The novel is set in London in an alternate 1982.  In this world, England loses the Falklands War, JFK survived a Dallas assassination attempt, Joseph Heller wrote Catch-18, the Beatles have reunited, and Jimmy Carter is serving a second term as U.S. president.  Most importantly, Alan Turing is alive and his work has led to the creation of humanoids like Adam which are virtually indistinguishable from humans:  “Alan Turing himself had often said and written in his youth that the moment we couldn’t tell the difference in behaviour between machine and person was when we must confer humanity on the machine” (91). 

Conflicts are inevitable between the three main characters because Charlie and Miranda are morally compromised whereas Adam has inflexible values.  Charlie came close to going to prison for tax fraud and Miranda has a secret that is hinted at in Adam’s initial warning that she may be “’A systematic, malicious liar’” (32).  On the other hand, Adam is programmed to insist that truth is everything; for him, a lie is a lie regardless of extenuating circumstances.  Turing points out that Adam cannot differentiate little white lies though “’social life teems with harmless or even helpful untruths’” (329).  Adam makes decisions based on logic and reason, but humans tend to be irrational, impulsive and often contradictory.  Turing argues that humanoids may be “’ill-equipped to understand human decision-making, the way our principles are warped in the force field of our emotions, our peculiar biases, our self-delusions and all the other well-charted defects of our cognition’” (324).

The novel examines the ethics of artificial intelligence.  Early on, after feeling betrayed by Adam, Charlie wonders, “The problem was that I had bought him, he was my expensive possession and it was not clear what his obligations to me were, beyond a vaguely assumed helpfulness” (95).  And what are humans’ obligations to humanoids?  Towards the end, Charlie takes an action which Turing suggests should be considered a serious crime.  There have been many literary explorations of A.I. and I didn’t find McEwan’s observations to be ground-breaking.  Certainly, Adam’s comment about the future, that “’With improvements over time . . . we’ll surpass you . . . and outlast you’” (303) is not new. 
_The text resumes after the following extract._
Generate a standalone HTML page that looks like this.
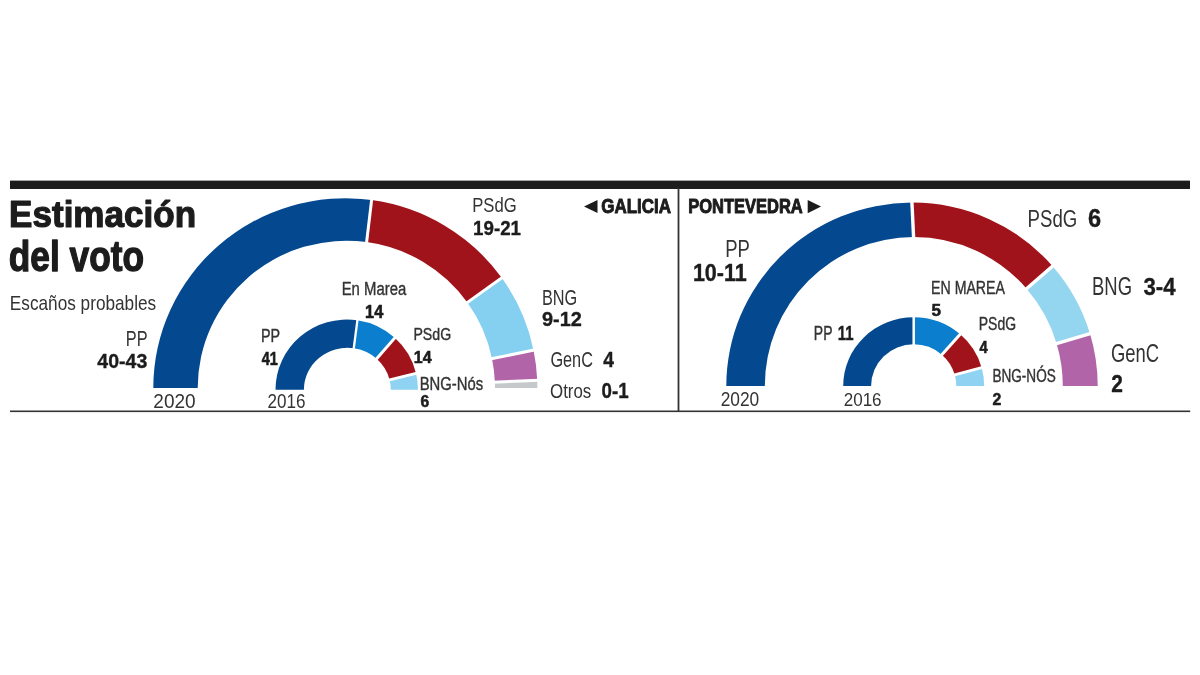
<!DOCTYPE html>
<html lang="es">
<head>
<meta charset="utf-8">
<title>Estimación del voto</title>
<style>
html,body{margin:0;padding:0;background:#fff;}
body{width:1200px;height:675px;overflow:hidden;font-family:"Liberation Sans",Arial,Helvetica,sans-serif;}
svg{display:block;}
</style>
</head>
<body>
<svg width="1200" height="675" viewBox="0 0 1200 675">
<rect x="10" y="180.6" width="1180" height="8.4" fill="#1c1c1c"/>
<rect x="10" y="410.5" width="1180.2" height="1.6" fill="#333"/>
<rect x="677.6" y="188" width="1.8" height="223.5" fill="#333"/>
<g id="gal-2020">
<path d="M153.30 388.00A192.05 189.7 0 0 1 371.58 200.08L366.65 242.08A148.65 147.3 0 0 0 197.70 388.00Z" fill="#04498f"/>
<path d="M371.58 200.08A192.05 189.7 0 0 1 501.70 277.84L467.37 302.46A148.65 147.3 0 0 0 366.65 242.08Z" fill="#a0131b"/>
<path d="M501.70 277.84A192.05 189.7 0 0 1 533.54 350.18L492.02 358.63A148.65 147.3 0 0 0 467.37 302.46Z" fill="#85cff0"/>
<path d="M533.54 350.18A192.05 189.7 0 0 1 537.25 380.39L494.88 382.09A148.65 147.3 0 0 0 492.02 358.63Z" fill="#b164a8"/>
<path d="M537.25 380.39A192.05 189.7 0 0 1 537.40 388.00L495.00 388.00A148.65 147.3 0 0 0 494.88 382.09Z" fill="#c6c9cc"/>
<line x1="371.85" y1="198.10" x2="366.38" y2="244.06" stroke="#fff" stroke-width="3.0"/>
<line x1="503.33" y1="276.68" x2="465.74" y2="303.62" stroke="#fff" stroke-width="3.0"/>
<line x1="535.50" y1="349.78" x2="490.06" y2="359.03" stroke="#fff" stroke-width="3.0"/>
<line x1="539.24" y1="380.31" x2="492.88" y2="382.17" stroke="#fff" stroke-width="3.0"/>
</g>
<g id="gal-2016">
<path d="M275.50 389.70A71.25 70.2 0 0 1 357.34 320.28L353.81 348.27A43.45 41.9 0 0 0 303.90 389.70Z" fill="#04498f"/>
<path d="M357.34 320.28A71.25 70.2 0 0 1 394.79 337.86L376.65 358.76A43.45 41.9 0 0 0 353.81 348.27Z" fill="#0b7fcd"/>
<path d="M394.79 337.86A71.25 70.2 0 0 1 416.03 373.31L389.60 379.92A43.45 41.9 0 0 0 376.65 358.76Z" fill="#a0131b"/>
<path d="M416.03 373.31A71.25 70.2 0 0 1 418.00 389.70L390.80 389.70A43.45 41.9 0 0 0 389.60 379.92Z" fill="#90d2f2"/>
<line x1="357.64" y1="318.30" x2="353.51" y2="350.24" stroke="#fff" stroke-width="2.3"/>
<line x1="396.14" y1="336.38" x2="375.30" y2="360.24" stroke="#fff" stroke-width="3.0"/>
<line x1="417.98" y1="372.85" x2="387.65" y2="380.39" stroke="#fff" stroke-width="3.0"/>
</g>
<g id="pon-2020">
<path d="M726.30 386.00A185.7 183.4 0 0 1 911.84 202.60L913.67 237.10A149.0 148.9 0 0 0 764.80 386.00Z" fill="#04498f"/>
<path d="M911.84 202.60A185.7 183.4 0 0 1 1052.57 266.16L1026.59 288.71A149.0 148.9 0 0 0 913.67 237.10Z" fill="#a0131b"/>
<path d="M1052.57 266.16A185.7 183.4 0 0 1 1089.96 333.60L1056.59 343.46A149.0 148.9 0 0 0 1026.59 288.71Z" fill="#94d6f0"/>
<path d="M1089.96 333.60A185.7 183.4 0 0 1 1097.70 386.00L1062.80 386.00A149.0 148.9 0 0 0 1056.59 343.46Z" fill="#b164a8"/>
<line x1="911.84" y1="200.60" x2="913.67" y2="239.10" stroke="#fff" stroke-width="3.4"/>
<line x1="1054.09" y1="264.86" x2="1025.08" y2="290.01" stroke="#fff" stroke-width="3.4"/>
<line x1="1091.88" y1="333.03" x2="1054.67" y2="344.03" stroke="#fff" stroke-width="3.4"/>
</g>
<g id="pon-2016">
<path d="M843.20 385.90A70.5 68.6 0 0 1 913.70 317.30L913.70 344.30A42.6 41.6 0 0 0 871.10 385.90Z" fill="#04498f"/>
<path d="M913.70 317.30A70.5 68.6 0 0 1 960.23 334.36L941.82 354.65A42.6 41.6 0 0 0 913.70 344.30Z" fill="#0b7fcd"/>
<path d="M960.23 334.36A70.5 68.6 0 0 1 981.67 367.68L954.77 374.85A42.6 41.6 0 0 0 941.82 354.65Z" fill="#a0131b"/>
<path d="M981.67 367.68A70.5 68.6 0 0 1 984.20 385.90L956.30 385.90A42.6 41.6 0 0 0 954.77 374.85Z" fill="#90d2f2"/>
<line x1="913.70" y1="315.30" x2="913.70" y2="346.30" stroke="#fff" stroke-width="2.5"/>
<line x1="961.55" y1="332.86" x2="940.50" y2="356.15" stroke="#fff" stroke-width="3.0"/>
<line x1="983.60" y1="367.15" x2="952.84" y2="375.38" stroke="#fff" stroke-width="3.0"/>
</g>
<polygon points="584,206.5 597.5,200 597.5,213" fill="#1c1c1c"/>
<polygon points="821,206.6 807.7,200 807.7,213.3" fill="#1c1c1c"/>
<g opacity="0.999" font-family="'Liberation Sans', Arial, Helvetica, sans-serif">
<text transform="translate(9.10 226.60) scale(0.9550 1)" font-size="36.71" font-weight="700" stroke="#1c1c1c" stroke-width="1.2" stroke-linejoin="round" vector-effect="non-scaling-stroke" fill="#1c1c1c">Estimación</text>
<text transform="translate(8.79 271.30) scale(0.8147 1)" font-size="43.29" font-weight="700" stroke="#1c1c1c" stroke-width="1.2" stroke-linejoin="round" vector-effect="non-scaling-stroke" fill="#1c1c1c">del voto</text>
<text transform="translate(9.82 309.50) scale(0.8665 1)" font-size="19.86" fill="#333333">Escaños probables</text>
<text transform="translate(125.79 346.10) scale(0.7609 1)" font-size="21.45" fill="#333333">PP</text>
<text transform="translate(97.28 368.43) scale(0.9351 1)" font-size="20.93" font-weight="700" stroke="#1c1c1c" stroke-width="0.35" stroke-linejoin="round" vector-effect="non-scaling-stroke" fill="#1c1c1c">40-43</text>
<text transform="translate(153.35 407.80) scale(0.9252 1)" font-size="20.57" fill="#333333">2020</text>
<text transform="translate(260.93 342.02) scale(0.7903 1)" font-size="18.19" stroke="#333333" stroke-width="0.35" stroke-linejoin="round" vector-effect="non-scaling-stroke" fill="#333333">PP</text>
<text transform="translate(261.73 364.73) scale(0.8274 1)" font-size="17.46" font-weight="700" stroke="#1c1c1c" stroke-width="0.55" stroke-linejoin="round" vector-effect="non-scaling-stroke" fill="#1c1c1c">41</text>
<text transform="translate(267.45 407.80) scale(0.8785 1)" font-size="19.43" fill="#333333">2016</text>
<text transform="translate(341.68 295.22) scale(0.7999 1)" font-size="18.62" stroke="#333333" stroke-width="0.35" stroke-linejoin="round" vector-effect="non-scaling-stroke" fill="#333333">En Marea</text>
<text transform="translate(365.10 317.93) scale(0.9352 1)" font-size="17.46" font-weight="700" stroke="#1c1c1c" stroke-width="0.55" stroke-linejoin="round" vector-effect="non-scaling-stroke" fill="#1c1c1c">14</text>
<text transform="translate(413.44 339.72) scale(0.8163 1)" font-size="17.33" stroke="#333333" stroke-width="0.35" stroke-linejoin="round" vector-effect="non-scaling-stroke" fill="#333333">PSdG</text>
<text transform="translate(413.71 362.83) scale(0.9267 1)" font-size="17.32" font-weight="700" stroke="#1c1c1c" stroke-width="0.55" stroke-linejoin="round" vector-effect="non-scaling-stroke" fill="#1c1c1c">14</text>
<text transform="translate(419.69 389.62) scale(0.8493 1)" font-size="17.50" stroke="#333333" stroke-width="0.35" stroke-linejoin="round" vector-effect="non-scaling-stroke" fill="#333333">BNG-Nós</text>
<text transform="translate(420.51 406.62) scale(0.9629 1)" font-size="16.21" font-weight="700" stroke="#1c1c1c" stroke-width="0.55" stroke-linejoin="round" vector-effect="non-scaling-stroke" fill="#1c1c1c">6</text>
<text transform="translate(472.17 212.20) scale(0.7952 1)" font-size="20.96" fill="#333333">PSdG</text>
<text transform="translate(473.05 234.62) scale(0.8900 1)" font-size="21.07" font-weight="700" stroke="#1c1c1c" stroke-width="0.35" stroke-linejoin="round" vector-effect="non-scaling-stroke" fill="#1c1c1c">19-21</text>
<text transform="translate(542.00 304.70) scale(0.7504 1)" font-size="21.71" fill="#333333">BNG</text>
<text transform="translate(541.98 326.02) scale(0.9785 1)" font-size="20.36" font-weight="700" stroke="#1c1c1c" stroke-width="0.35" stroke-linejoin="round" vector-effect="non-scaling-stroke" fill="#1c1c1c">9-12</text>
<text transform="translate(550.39 366.80) scale(0.7402 1)" font-size="22.00" fill="#333333">GenC</text>
<text transform="translate(603.28 366.62) scale(0.8973 1)" font-size="21.38" font-weight="700" stroke="#1c1c1c" stroke-width="0.35" stroke-linejoin="round" vector-effect="non-scaling-stroke" fill="#1c1c1c">4</text>
<text transform="translate(550.02 397.60) scale(0.8096 1)" font-size="20.86" fill="#333333">Otros</text>
<text transform="translate(601.61 397.72) scale(0.8722 1)" font-size="21.50" font-weight="700" stroke="#1c1c1c" stroke-width="0.35" stroke-linejoin="round" vector-effect="non-scaling-stroke" fill="#1c1c1c">0-1</text>
<text transform="translate(601.27 213.35) scale(0.8237 1)" font-size="20.57" font-weight="700" stroke="#1c1c1c" stroke-width="0.9" stroke-linejoin="round" vector-effect="non-scaling-stroke" fill="#1c1c1c">GALICIA</text>
<text transform="translate(688.16 212.95) scale(0.8138 1)" font-size="20.29" font-weight="700" stroke="#1c1c1c" stroke-width="0.9" stroke-linejoin="round" vector-effect="non-scaling-stroke" fill="#1c1c1c">PONTEVEDRA</text>
<text transform="translate(725.22 256.60) scale(0.7680 1)" font-size="24.06" fill="#333333">PP</text>
<text transform="translate(692.88 281.32) scale(0.9002 1)" font-size="23.93" font-weight="700" stroke="#1c1c1c" stroke-width="0.35" stroke-linejoin="round" vector-effect="non-scaling-stroke" fill="#1c1c1c">10-11</text>
<text transform="translate(720.63 405.80) scale(0.8930 1)" font-size="19.43" fill="#333333">2020</text>
<text transform="translate(813.86 340.43) scale(0.7215 1)" font-size="19.35" stroke="#333333" stroke-width="0.35" stroke-linejoin="round" vector-effect="non-scaling-stroke" fill="#333333">PP</text>
<text transform="translate(837.78 340.43) scale(0.7745 1)" font-size="19.35" font-weight="700" stroke="#1c1c1c" stroke-width="0.35" stroke-linejoin="round" vector-effect="non-scaling-stroke" fill="#1c1c1c">11</text>
<text transform="translate(843.65 406.00) scale(0.8850 1)" font-size="19.29" fill="#333333">2016</text>
<text transform="translate(931.04 294.12) scale(0.7844 1)" font-size="18.07" stroke="#333333" stroke-width="0.35" stroke-linejoin="round" vector-effect="non-scaling-stroke" fill="#333333">EN MAREA</text>
<text transform="translate(931.56 315.93) scale(0.9957 1)" font-size="17.17" font-weight="700" stroke="#1c1c1c" stroke-width="0.55" stroke-linejoin="round" vector-effect="non-scaling-stroke" fill="#1c1c1c">5</text>
<text transform="translate(978.76 330.32) scale(0.8008 1)" font-size="17.47" stroke="#333333" stroke-width="0.35" stroke-linejoin="round" vector-effect="non-scaling-stroke" fill="#333333">PSdG</text>
<text transform="translate(979.53 353.43) scale(0.8522 1)" font-size="17.17" font-weight="700" stroke="#1c1c1c" stroke-width="0.55" stroke-linejoin="round" vector-effect="non-scaling-stroke" fill="#1c1c1c">4</text>
<text transform="translate(992.39 382.02) scale(0.7570 1)" font-size="17.96" stroke="#333333" stroke-width="0.35" stroke-linejoin="round" vector-effect="non-scaling-stroke" fill="#333333">BNG-NÓS</text>
<text transform="translate(992.50 404.62) scale(0.9586 1)" font-size="16.50" font-weight="700" stroke="#1c1c1c" stroke-width="0.55" stroke-linejoin="round" vector-effect="non-scaling-stroke" fill="#1c1c1c">2</text>
<text transform="translate(1027.61 227.40) scale(0.7590 1)" font-size="24.52" fill="#333333">PSdG</text>
<text transform="translate(1087.97 227.42) scale(0.9456 1)" font-size="24.93" font-weight="700" stroke="#1c1c1c" stroke-width="0.35" stroke-linejoin="round" vector-effect="non-scaling-stroke" fill="#1c1c1c">6</text>
<text transform="translate(1092.02 294.70) scale(0.7347 1)" font-size="25.14" fill="#333333">BNG</text>
<text transform="translate(1143.53 294.52) scale(0.9015 1)" font-size="24.64" font-weight="700" stroke="#1c1c1c" stroke-width="0.35" stroke-linejoin="round" vector-effect="non-scaling-stroke" fill="#1c1c1c">3-4</text>
<text transform="translate(1110.98 362.00) scale(0.7367 1)" font-size="25.00" fill="#333333">GenC</text>
<text transform="translate(1111.15 391.72) scale(0.8742 1)" font-size="23.93" font-weight="700" stroke="#1c1c1c" stroke-width="0.35" stroke-linejoin="round" vector-effect="non-scaling-stroke" fill="#1c1c1c">2</text>
</g>
</svg>
</body>
</html>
I appreciated the discussions around literature.  Sometimes, there was humour:  Charlie has “limited literary background” (235) and has “no habit with books” (239) so when Adam says, “’I’m desperate to hear your thoughts about Hamlet, about Shakespeare playing his father’s ghost in the first production.  And in Ulysses, in the Nestor episode, what about Stephen’s theory?’” Charlie can only reply, “’All right . . . But you go first’” (219-110).  Sometimes, the reader is left to ponder the future of literature.  Adam mentions that “’Nearly everything I’ve read in the world’s literature describes varieties of human failure – of understanding, of reason, of wisdom, of proper sympathies.  Failures of cognition, honesty, kindness, self-awareness; superb depictions of murder, cruelty, greed, stupidity, self-delusion, above all, profound misunderstanding of others.’”  Then he suggests that, “’But when the marriage of men and women to machines is complete, this literature will be redundant because we’ll understand each other too well. . . . I’m sure we’ll treasure the literature of the past, even as it horrifies us.  We’ll look back and marvel at how well people of long ago depicted their own shortcomings, how they wove brilliant, even optimistic fables out of their conflicts and monstrous inadequacies and mutual incomprehension’” (161-162).

Though I hate to say this about a McEwan novel, I found parts of it to be tedious.  For example, there are long descriptions of the revised timeline with repeated, detailed references to strikes and protests.  Likewise, the descriptions of Turing’s work are needlessly detailed.  Throughout, there are tangents which should have been judiciously edited. 

I cannot say that this is my favourite McEwan novel.  It is a cautionary tale about A.I. but one that has been told in various ways by many others.  Even the love angle I read about almost 30 years ago in He, She and It by Marge Piercy.